## Zhemin Zhu defends PhD thesis on Co-occurrence Rate Networks

**Co-occurrence Rate Networks: Towards separate training for undirected graphical models**

by Zhemin Zhu

Dependence is a universal phenomenon which can be observed everywhere.
In machine learning, probabilistic graphical models (PGMs) represent dependence
relations with graphs. PGMs find wide applications in natural language
processing (NLP), speech processing, computer vision, biomedicine, information
retrieval, etc. Many traditional models, such as hidden Markov models
(HMMs), Kalman filters, can be put under the umbrella of PGMs. The central
idea of PGMs is to decompose (factorize) a joint probability into a product of
local factors. Learning, inference and storage can be conducted efficiently over
the factorization representation.

Two major types of PGMs can be distinguished: (i) Bayesian networks
(directed graphs), and (ii) Markov networks (undirected graphs). Bayesian networks
represent *directed dependence* with *directed edges*. Local factors of Bayesian
networks are *conditional probabilities*. Directed dependence, directed edges
and conditional probabilities are all *asymmetric* notions. In contrast, Markov
networks represent *mutual dependence* with *undirected edges*. Both of mutual
dependence and undirected edges are *symmetric* notions. For general Markov
networks, based on the Hammersley–Clifford theorem, local factors are *positive
functions* over maximum cliques. These local factors are explained using
intuitive notions like ‘compatibility’ or ‘affinity’. Specially, if a graph forms
a clique tree, the joint probability can be reparameterized into a junction tree
factorization.

In this thesis, we propose a novel framework motivated by the Minimum
Shared Information Principle (MSIP):
*We try to find a factorization in which the information shared between factors is
minimum. In other words, we try to make factors as independent as possible.*

The benefit of doing this is that we can train factors separately without paying
a lot of efforts to guarantee consistency between them. To achieve this goal,
we develop a theoretical framework called co-occurrence rate networks (CRNs)
to obtain such a factorization. Briefly, given a joint probability, the CRN
factorization is obtained as follows. We first strip off singleton probabilities from
the joint probability. The quantity left is called co-occurrence rate (CR). CR is
a symmetric quantity which measures mutual dependence among variables
involved. Then we further decompose the joint CR into smaller and indepen dent
CRs. Finally, we obtain a CRN factorization whose factors consist of all
singleton probabilities and CR factors. There exist two kinds of independencies
between these factors: (i) a singleton probability is independent (Here
independent means two factors do not share information.) of other singleton
probabilities; (ii) a CR factor is independent of other CR factors conditioned by
singleton probabilities. Based on a CRN factorization, we propose an efficient
two-step separate training method: (i) in the first step, we train a separate
model for each singleton probability; (ii) given singleton probabilities, we train
a separate model for each CR factor. Experimental results on three important
natural language processing tasks show that our separate training method is
two orders of magnitude faster than conditional random fields, while achieving
competitive quality (often better on the overall quality metric F1).

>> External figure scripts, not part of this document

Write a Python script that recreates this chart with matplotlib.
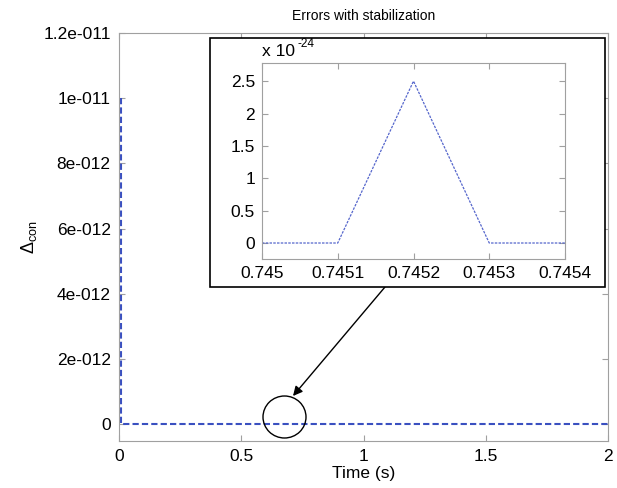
import matplotlib
matplotlib.use("Agg")
import matplotlib.pyplot as plt
from matplotlib.patches import Ellipse, Rectangle

plt.rcParams['font.family'] = ['Liberation Sans', 'DejaVu Sans']
plt.rcParams['mathtext.fontset'] = 'custom'
plt.rcParams['mathtext.rm'] = 'Liberation Sans'
plt.rcParams['mathtext.it'] = 'Liberation Sans:italic'
plt.rcParams['axes.unicode_minus'] = False

# Main series
time_main = [0.01, 0.01, 2.0]
err_main = [1e-11, 0.0, 0.0]
main_yticks = [0, 2e-12, 4e-12, 6e-12, 8e-12, 1e-11, 1.2e-11]
main_yticklabels = ['0', '2e-012', '4e-012', '6e-012', '8e-012', '1e-011', '1.2e-011']
main_xticks = [0, 0.5, 1, 1.5, 2]
main_xticklabels = ['0', '0.5', '1', '1.5', '2']

# Inset series (values in units of 1e-24)
time_inset = [0.745, 0.7451, 0.7452, 0.7453, 0.7454]
err_inset = [0.0, 0.0, 2.5, 0.0, 0.0]
inset_xticks = [0.745, 0.7451, 0.7452, 0.7453, 0.7454]
inset_xticklabels = ['0.745', '0.7451', '0.7452', '0.7453', '0.7454']
inset_yticks = [0, 0.5, 1, 1.5, 2, 2.5]
inset_yticklabels = ['0', '0.5', '1', '1.5', '2', '2.5']

W, H = 617, 488
fig = plt.figure(figsize=(W / 100, H / 100), dpi=100)

def fx(p):
    return p / W

def fy(p):
    return 1 - p / H

grey = '#a0a0a0'
ax = fig.add_axes([fx(119), fy(441), fx(608) - fx(119), fy(33) - fy(441)])
ax.plot(time_main, err_main, color='#3a50c0', linestyle=(0, (3, 1.5)), linewidth=1.5)
ax.set_xlim(0, 2)
ax.set_ylim(-0.52e-12, 1.2e-11)
ax.set_xticks(main_xticks)
ax.set_xticklabels(main_xticklabels)
ax.set_yticks(main_yticks)
ax.set_yticklabels(main_yticklabels)
ax.tick_params(direction='in', top=True, right=True, color=grey, length=4,
               labelsize=12.5, pad=6)
for s in ax.spines.values():
    s.set_color(grey)
ax.set_xlabel('Time (s)', fontsize=12.5, labelpad=1)
ax.set_ylabel('Δ$_{\\mathrm{con}}$', fontsize=13, labelpad=3)
ax.set_title('Errors with stabilization', fontsize=10, pad=9)

# Inset frame
frame = Rectangle((fx(210), fy(287)), fx(605) - fx(210), fy(38) - fy(287),
                  transform=fig.transFigure, facecolor='white', edgecolor='black',
                  linewidth=1.2, zorder=5)
fig.patches.append(frame)

axi = fig.add_axes([fx(262), fy(259), fx(565) - fx(262), fy(63) - fy(259)], zorder=6)
axi.plot(time_inset, err_inset, color='#5566cc', linestyle=(0, (2, 1)), linewidth=0.9)
axi.set_xlim(0.745, 0.7454)
axi.set_ylim(-0.247, 2.78)
axi.set_xticks(inset_xticks)
axi.set_xticklabels(inset_xticklabels)
axi.set_yticks(inset_yticks)
axi.set_yticklabels(inset_yticklabels)
axi.tick_params(direction='in', top=True, right=True, color=grey, length=4,
                labelsize=12.5, pad=5)
for s in axi.spines.values():
    s.set_color(grey)
fig.text(fx(262), fy(51), 'x 10', fontsize=12.5, ha='left', va='center', zorder=7)
fig.text(fx(298), fy(44), '-24', fontsize=8.5, ha='left', va='center', zorder=7)

# Circle and arrow
circ = Ellipse((fx(284.5), fy(417)), 43 / W, 42 / H, transform=fig.transFigure,
               facecolor='none', edgecolor='black', linewidth=1.0, zorder=8)
fig.patches.append(circ)
ax.annotate('', xy=(fx(293), fy(396)), xycoords='figure fraction',
            xytext=(fx(385), fy(287)), textcoords='figure fraction',
            arrowprops=dict(arrowstyle='-|>', color='black', lw=1.0,
                            mutation_scale=14, shrinkA=0, shrinkB=0))

fig.savefig('out.png', dpi=100)
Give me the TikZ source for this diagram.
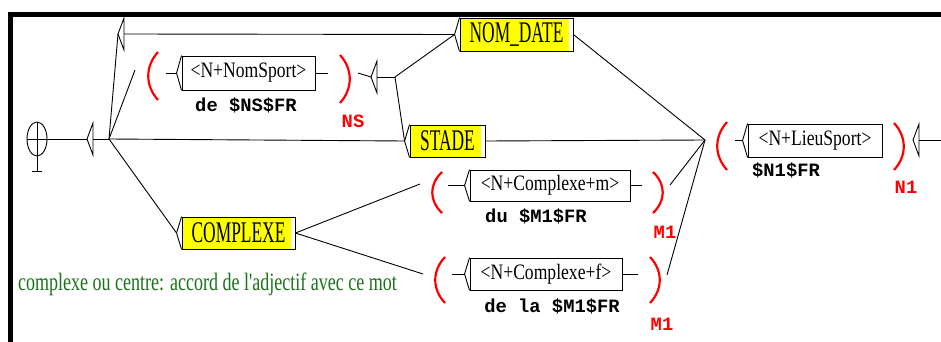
\documentclass[tikz,border=0pt]{standalone}
\usepackage{fontspec}
\usepackage{graphicx}
\setmainfont{Liberation Serif}
\setmonofont{Liberation Mono}
\usetikzlibrary{shapes.geometric}
\definecolor{jaune}{rgb}{1,1,0}
\definecolor{rouge}{rgb}{1,0,0}
\definecolor{vert}{rgb}{0.1,0.45,0.1}

\tikzset{
	trans/.style={line width=0.9pt},
	etat/.style={draw, ellipse, line width=0.9pt, inner sep=0pt, minimum width=20pt, minimum height=34pt},
	boite/.style={draw, line width=0.9pt, inner sep=0pt, fill=white, font=\fontsize{22}{22}\selectfont},
	graphe/.style={boite, font=\fontsize{30}{30}\selectfont,
		path picture={\fill[jaune] (path picture bounding box.north west) rectangle ([xshift=-4pt]path picture bounding box.south east);}},
	sortie/.style={font=\fontsize{18.8}{18.8}\selectfont\ttfamily\bfseries, inner sep=0pt},
	var/.style={sortie, text=rouge},
	parenth/.style={draw=rouge, line width=2.2pt},
	commentaire/.style={font=\fontsize{25}{25}\selectfont, text=vert, inner sep=0pt}
}

% boite vide : triangle d'entree
\newcommand{\vide}[3]{%
	\coordinate (#1-e) at (#2,#3);
	\coordinate (#1-s) at (#2+6,#3);
	\draw[trans] (#2+6,#3-16) -- (#1-e) -- (#2+6,#3+16) -- cycle;
}
% parentheses rouges
\newcommand{\parg}[3]{\draw[parenth] (#1+10,#2) .. controls (#1-3,{#2+(#3-#2)*0.3}) and (#1-3,{#3-(#3-#2)*0.3}) .. (#1+10,#3);}
\newcommand{\pard}[3]{\draw[parenth] (#1,#2) .. controls (#1+13,{#2+(#3-#2)*0.3}) and (#1+13,{#3-(#3-#2)*0.3}) .. (#1,#3);}

\begin{document}
\begin{tikzpicture}[x=1pt,y=-1pt]
			\useasboundingbox (0,0) rectangle (941,342);
			
			% cadre
			\fill[black] (8,12) rectangle (941,17);
			\fill[black] (8,12) rectangle (13,342);
			
			% etat initial
			\node[etat] (init) at (37,139) {};
			\draw[trans] (init.north) -- ++(0,50) coordinate (pied);
			\draw[trans] ([xshift=-5pt]pied) -- ([xshift=5pt]pied);
			
			% boites vides
			\vide{v1}{87}{139}
			\vide{v2}{118}{34}
			\vide{v3}{371}{77}
			\vide{v4}{913}{140}
			
			% points de jonction
			\coordinate (b1) at (109,139);
			\coordinate (b2) at (395,77);
			\coordinate (conv) at (705,140);
			\coordinate (fin) at (941,140);
			
			% sous-graphes (boites jaunes)
			\node[graphe, minimum width=113pt, minimum height=33pt] (nomdate) at (516.5,34.5) {\scalebox{0.58}[1]{NOM\_DATE}};
			\node[graphe, minimum width=75pt, minimum height=32pt] (stade) at (447.5,141) {\scalebox{0.58}[1]{STADE}};
			\node[graphe, minimum width=113pt, minimum height=32pt] (complexe) at (238.5,233) {\scalebox{0.58}[1]{COMPLEXE}};
			
			% boites lexicales
			\node[boite, minimum width=133pt, minimum height=34pt] (nomsport) at (248.5,73) {\scalebox{0.8}[1]{<N+NomSport>}};
			\node[boite, minimum width=160pt, minimum height=31pt] (cplxm) at (550,185.5) {\scalebox{0.8}[1]{<N+Complexe+m>}};
			\node[boite, minimum width=152pt, minimum height=32pt] (cplxf) at (546,274) {\scalebox{0.8}[1]{<N+Complexe+f>}};
			\node[boite, minimum width=134pt, minimum height=33pt] (lieusport) at (815,140.5) {\scalebox{0.8}[1]{<N+LieuSport>}};
			\foreach \b in {nomdate,stade,complexe,nomsport,cplxm,cplxf,lieusport}
				\draw[trans] (\b.north west) -- ([xshift=-5pt]\b.west) -- (\b.south west);
			
			% sorties sous les boites
			\node[sortie, anchor=base] (s1) at (246,112) {de \$NS\$FR};
			\node[sortie, anchor=base] (s2) at (536,222) {du \$M1\$FR};
			\node[sortie, anchor=base] (s3) at (552,312) {de la \$M1\$FR};
			\node[sortie, anchor=base] (s4) at (786,176) {\$N1\$FR};
			
			% variables
			\node[var, anchor=base] (ns) at (353,128) {NS};
			\node[var, anchor=base] (m1a) at (665,238) {M1};
			\node[var, anchor=base] (m1b) at (662,330) {M1};
			\node[var, anchor=base] (n1) at (906,193) {N1};
			
			% parentheses
			\parg{148}{52}{100} \pard{340}{55}{103}
			\parg{432}{172}{213} \pard{653}{172}{213}
			\parg{435}{257}{303} \pard{650}{257}{303}
			\parg{717}{122}{170} \pard{894}{123}{170}
			
			% bouts de fleches autour des parentheses
			\coordinate (nsin) at (135,70);
			\coordinate (nsdeb) at (166,73);
			\coordinate (nsfin) at (328,73);
			\coordinate (nsout) at (358,73);
			\coordinate (mi) at (420,184);
			\coordinate (mdeb) at (448,185.5);
			\coordinate (mfin) at (642,185.5);
			\coordinate (mout) at (670,185);
			\coordinate (fi) at (423,274);
			\coordinate (fdeb) at (452,274);
			\coordinate (ffin) at (638,274);
			\coordinate (fout) at (667,275);
			\coordinate (ldeb) at (735,140.5);
			
			% transitions
			\draw[trans] (init.west) -- (v1-e);
			\draw[trans] (v1-s) -- (b1);
			\draw[trans] (b1) -- (v2-e);
			\draw[trans] (v2-s) -- ([xshift=-5pt]nomdate.west);
			\draw[trans] (b1) -- (nsin);
			\draw[trans] (b1) -- ([xshift=-5pt]stade.west);
			\draw[trans] (b1) -- ([xshift=-5pt]complexe.west);
			\draw[trans] (nsdeb) -- ([xshift=-5pt]nomsport.west);
			\draw[trans] (nomsport.east) -- (nsfin);
			\draw[trans] (nsout) -- (v3-e);
			\draw[trans] (v3-s) -- (b2);
			\draw[trans] (b2) -- ([xshift=-5pt]nomdate.west);
			\draw[trans] (b2) -- ([xshift=-5pt]stade.west);
			\draw[trans] (nomdate.east) -- (conv);
			\draw[trans] (stade.east) -- (conv);
			\draw[trans] (complexe.east) -- (mi);
			\draw[trans] (complexe.east) -- (fi);
			\draw[trans] (mdeb) -- ([xshift=-5pt]cplxm.west);
			\draw[trans] (cplxm.east) -- (mfin);
			\draw[trans] (fdeb) -- ([xshift=-5pt]cplxf.west);
			\draw[trans] (cplxf.east) -- (ffin);
			\draw[trans] (mout) -- (conv);
			\draw[trans] (fout) -- (conv);
			\draw[trans] (ldeb) -- ([xshift=-5pt]lieusport.west);
			\draw[trans] (v4-s) -- (fin);
			
			% commentaire
			\node[commentaire, anchor=base west] (note) at (18,290) {\scalebox{0.72}[1]{complexe ou centre: accord de l\textquotesingle adjectif avec ce mot}};
			
		\end{tikzpicture}
\end{document}
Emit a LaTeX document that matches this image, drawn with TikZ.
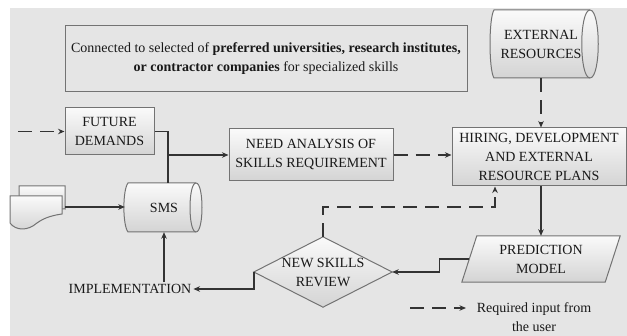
\documentclass[tikz,border=0pt]{standalone}
\usepackage{fontspec}
\setmainfont{Liberation Serif}
\usetikzlibrary{arrows.meta,calc}
\newcommand\bx{\fontsize{14}{19}\selectfont}
\begin{document}
\begin{tikzpicture}[x=1pt,y=-1pt,
  conn/.style={draw=black!80,line width=1.5pt},
  arr/.style={conn,-{Stealth[length=6.5pt,width=5.5pt]}},
  dsh/.style={dash pattern=on 14pt off 8pt},
  outl/.style={draw=black!55,line width=1pt},
  shd/.style={outl,top color=black!2,bottom color=black!17},
  box/.style={shd,rectangle,inner sep=0pt,align=center,font=\bx,text=black!90},
  lbl/.style={font=\bx,align=center,text=black!90,inner sep=2pt},
]
\useasboundingbox (0,0) rectangle (627,336);
\fill[black!10] (10,8) rectangle (627,336);

% top note box
\node[outl,minimum width=402,minimum height=66,align=center,font=\bx,text=black!90] (note) at (266,59)
  {Connected to selected of \textbf{preferred universities, research institutes,}\\
   \textbf{or contractor companies} for specialized skills};

% boxes
\node[box,minimum width=89,minimum height=47] (fd) at (109.5,131.5) {FUTURE\\DEMANDS};
\node[box,minimum width=164,minimum height=52] (need) at (311,155) {NEED ANALYSIS OF\\SKILLS REQUIREMENT};
\node[box,minimum width=174,minimum height=58] (hire) at (539,157) {HIRING, DEVELOPMENT\\AND EXTERNAL\\RESOURCE PLANS};

% external resources cylinder
\path[shd] (494,10) -- (590,10) .. controls (601,10) and (601,78) .. (590,78) -- (494,78)
  .. controls (488.7,70) and (488.7,18) .. (494,10) -- cycle;
\draw[outl] (590,10) .. controls (579,10) and (579,78) .. (590,78);
\node[lbl,minimum width=102,minimum height=68,inner sep=0pt] (ext) at (541,44) {EXTERNAL\\RESOURCES};

% SMS cylinder
\path[shd] (128,183) -- (196,183) .. controls (204,183) and (204,232) .. (196,232) -- (128,232)
  .. controls (122.5,225) and (122.5,190) .. (128,183) -- cycle;
\draw[outl] (196,183) .. controls (188,183) and (188,232) .. (196,232);
\node[lbl,minimum width=78,minimum height=49,inner sep=0pt] (sms) at (164,207.5) {SMS};

% documents icon
\path[shd] (19,196) -- (19,186) -- (65,186) -- (65,209) .. controls (58,208) and (54,210) .. (50,212) -- (40,212) -- cycle;
\path[shd] (10,196) -- (62,196) -- (62,214) .. controls (55,215) and (45,217) .. (37,223)
  .. controls (28,231) and (16,231) .. (10,223) -- cycle;
\node[minimum width=55,minimum height=43,inner sep=0pt] (docs) at (37.5,207) {};

% prediction model
\node[lbl,minimum width=143,minimum height=46,inner sep=0pt] (pred) at (541,259) {};
\path[shd] ($(pred.north west)+(7.5,0)$) -- ($(pred.north east)+(7.5,0)$)
  -- ($(pred.south east)+(-7.5,0)$) -- ($(pred.south west)+(-7.5,0)$) -- cycle;
\node[lbl,minimum width=143,minimum height=46,inner sep=0pt] at (pred) {PREDICTION\\MODEL};

% new skills review diamond
\node[minimum width=138,minimum height=70,inner sep=0pt] (rev) at (323,272) {};
\path[shd] (rev.west) -- (rev.north) -- (rev.east) -- (rev.south) -- cycle;
\node[lbl] at (rev) {NEW SKILLS\\REVIEW};

% implementation
\node[lbl] (impl) at (130,289) {IMPLEMENTATION};

% connectors
\coordinate (fin) at (18,131.5);
\coordinate (j) at (168,155);
\coordinate (k) at (495,207);
\draw[arr,dsh] (fin) -- (fd.west);
\draw[conn] (fd.east) -| (j |- sms.north);
\draw[arr] (j) -- (need.west);
\draw[arr] (docs.east) -- (docs.east -| sms.west);
\draw[arr] (impl.north -| sms.south) -- (sms.south);
\draw[arr,dsh] (need.east) -- (need.east -| hire.west);
\draw[arr,dsh] (ext.south) -- (ext.south |- hire.north);
\draw[arr] (pred.north |- hire.south) -- (pred.north);
\draw[arr] (pred.west) -- ++(-30,0) |- (rev.east);
\draw[arr] (rev.west) |- (impl.east);
\draw[arr,dsh] (rev.north) |- (k) -- (k |- hire.south);

% legend
\coordinate (lg1) at (410,308);
\coordinate (lg2) at (466,308);
\draw[arr,dsh] (lg1) -- (lg2);
\node[lbl] (leg) at (534,317) {Required input from\\the user};
\end{tikzpicture}
\end{document}
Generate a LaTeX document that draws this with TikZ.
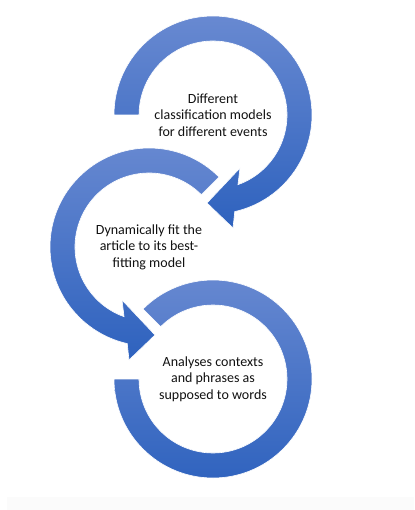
\documentclass[tikz,border=0pt]{standalone}
\usepackage{fontspec}
\setmainfont{Carlito}
\usetikzlibrary{calc}
\definecolor{ringtop}{HTML}{6889D1}
\definecolor{ringbot}{HTML}{2E62BE}
\definecolor{txt}{HTML}{111111}
\definecolor{band}{HTML}{FBFBFB}
\begin{document}
\begin{tikzpicture}[x=1pt,y=1pt,
  ring/.style={top color=ringtop, bottom color=ringbot, draw=white, line width=0.6pt},
  lbl/.style={align=center, text=txt, font=\fontsize{14}{16.5}\selectfont, inner sep=0pt}]
\useasboundingbox (0,0) rectangle (414,-510);
\fill[band] (7,-497) rectangle (414,-510);
\coordinate (C1) at (213,-115);
\coordinate (C2) at (149,-247);
\coordinate (C3) at (213,-379);
% third ring
\path[ring] ($(C3)+(135:99pt)$) arc[start angle=135, end angle=-180, radius=99pt]
  -- ($(C3)+(180:74pt)$) arc[start angle=-180, end angle=135, radius=74pt] -- cycle;
% middle ring with arrow
\path[ring] ($(C2)+(45:99pt)$) arc[start angle=45, end angle=257.3, radius=99pt]
  -- ($(C2)+(-20,-113)$) -- ($(C2)+(6,-88)$) -- ($(C2)+(-27,-53)$)
  -- ($(C2)+(250.3:74pt)$) arc[start angle=250.3, end angle=45, radius=74pt] -- cycle;
% top ring with arrow
\path[ring] ($(C1)+(180:99pt)$) arc[start angle=180, end angle=-77.3, radius=99pt]
  -- ($(C1)+(20,-113)$) -- ($(C1)+(-6,-88)$) -- ($(C1)+(27,-53)$)
  -- ($(C1)+(-70.3:74pt)$) arc[start angle=-70.3, end angle=180, radius=74pt] -- cycle;
\node[lbl] (t1) at (C1) {Different\\classification models\\for different events};
\node[lbl] (t2) at (C2) {Dynamically fit the\\article to its best-\\fitting model};
\node[lbl] (t3) at (C3) {Analyses contexts\\and phrases as\\supposed to words};
\end{tikzpicture}
\end{document}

The second contribution of this thesis is applying PGMs to a real-world NLP
application: open relation extraction (ORE). In open relation extraction, two
entities in a sentence are given, and the goal is to automatically extract their
relation expression. ORE is a core technique, especially in the age of big data,
for transforming unstructured information into structured data. We propose
our model SimpleIE for this task. The basic idea is to decompose an extraction
pattern into a sequence of simplification operations (components). The benefit
by doing this is that these components can be re-combined in a new way to
generate new extraction patterns. Hence SimpleIE can represent and capture
diverse extraction patterns. This model is essentially a sequence labeling model.
Experimental results on three benchmark data sets show that SimpleIE boosts
recall and F1 by at least 15% comparing with seven ORE systems.

As tangible outputs of this thesis, we contribute open source implementations
of our research results as well as an annotated data set.